Read March 2007
Swensen is the architect of the Yale University endowment, which has performed brilliantly for two decades. That puts him in a category of people whose opinion on financial matters might count for something. Fortunately this is not a hot-stock-tips book (though on a hunch, before writing this review, I surveyed the opinion on Amazon, and found that that is indeed what many went in search of, and were appropriately disappointed) but rather...well, I'm not sure.
Swensen is ostensibly providing information about portfolio creation and management. He provides some arbitrary percentages of portfolio distribution with no clear indication of why he made those choices. (Perhaps at this point the hot-tips crowd stopped reading and rushed out to buy, but I was in for the duration.) His one point of clear prescriptive value is rebalancing, which is pretty obvious to anyone who can do arithmetic (and assuming you want to retain your portfolio distribution), but which he claims most people don't understand.

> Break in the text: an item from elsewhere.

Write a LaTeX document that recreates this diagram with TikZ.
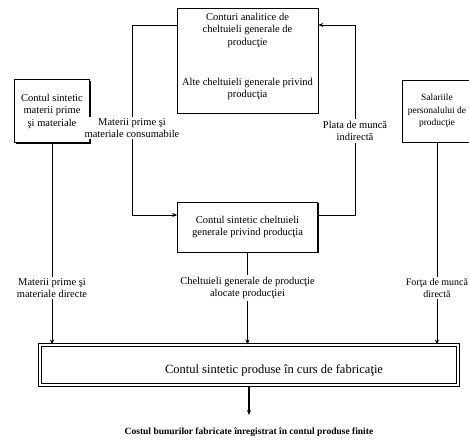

In this I think he fails to distinguish between ignorance and laziness.
But most of the book is actually a pure screed against mutual funds (with what are effectively sidebars about Real Estate Investment Trusts and Exchange-Traded Funds). Swensen doesn't like actively managed mutual funds at all. When you're done with this book, you will know every reason why. A few may even slightly surprise you (such as soft cash activities), and for sure you will never ever again ignore a prospectus. But if the problems of active management don't surprise you, you could distill this book down to a one-word take-away message: Vanguard. The screed is entertaining, and potentially informative, but ultimately it makes the book rather imbalanced and lacking a constructive message.
Thanks to Mike Sperber for bringing this book to my attention.